一次我们知青打“牙祭”,肉太少了,我们就花了三块钱买了一条老母狗和着肉一快煮了吃。有个知青是农场最爱争菜的人,每遇打“牙祭”,他总要挑三挑四,争那分量最足的一份,在当时艰苦的生活中,这种现象大家都有那么一点,但该知青显得格外显眼。在伙房做饭的俩知青(打“牙祭”多安排一人帮忙)谈到该知青爱争菜时,决计整整他,他们把那母狗的生殖器割了下来,草草洗了一下放在一边,猪狗肉煮熟以后,专门把一份菜打得足足的,然后把那东西放置其中。收工了,那知青果然第一个进了伙房,自然也拿到了那份分量最足的菜。吃完后,俩知青感到纳闷:那东西是生的呀,也吃了?问他:“今天菜的味道如何?”他说:“蛮好呷。”当俩知青把情况告诉他和大家时,那知青脸涨的通红,一个劲的说:“扯卵弹,扯卵弹。”大家把他笑了好一段时间,他那争菜的毛病也收敛了不少。是呀,生东西也吃了?有个问题我至今没想清楚:那年代的人胃功能是退化了还是进化了?

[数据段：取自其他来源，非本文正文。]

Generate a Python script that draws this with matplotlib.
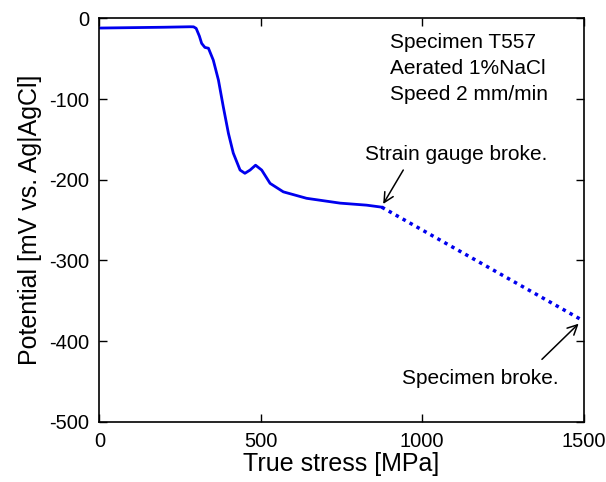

有年冬天,(怪,我的回忆大多是冬天!)城西农场邀请我们农场的知青彭、知青王和我(我们仨会弄点乐器)赶往区里给他们的文艺表演帮忙,他们排练了许多节目,记得有个节目叫《重上井冈山》,俩女知青有时还顶着脚尖跳,现在回想起来,那舞蹈民族舞不像民族舞,芭蕾舞不像芭蕾舞,不伦不类的,而在当时看来,好像蛮艺术的 。
区里离我们农场好几十里路,那天,天上鹅毛大雪飞舞,北风夹带着阵阵呼啸声,田野一片白漫漫,尺把厚的雪在我们的脚下“噗哧、噗哧”地响。才出门一会儿,就完全分不请哪是路哪是田,只晓得朝着目的地的大致方向艰难地走,衣服冻得硬溜溜的,下半身被雪水侵湿后,凉得刺骨!赶到区里时,天已经黑了,城西农场知识青年宣传队已吃完了饭,而且他们吃了肉!心里真不是滋味,宣传队的知青们也替我们晚到一步而惋惜;谁都清楚,冒着鹅毛大雪几十里赶来,给他们乐队帮忙外,能吃上一顿肉也是我们的一个企求啊。
演员们开始化装了,我们搞乐器的无事可干,我便和城西农场的一位知青扳手腕比赛。在农村,我扳手腕还是可以的,但对手劲也不小,双方势均力敌,俩人一使劲,把桌子都顶起来了,只听“咣”地一声,一个菜盘子从桌柜里掉了出来,菜盘子里有两块半个手掌大的肥肉!肉已经冰冷,白冻冻地,肉的周边凝结着一层白黄色的油脂,我咽了一口唾沫,不想在场的知青彭飞快地拈了一块塞进嘴里,我赶紧把剩下的一块也塞进自己的口中。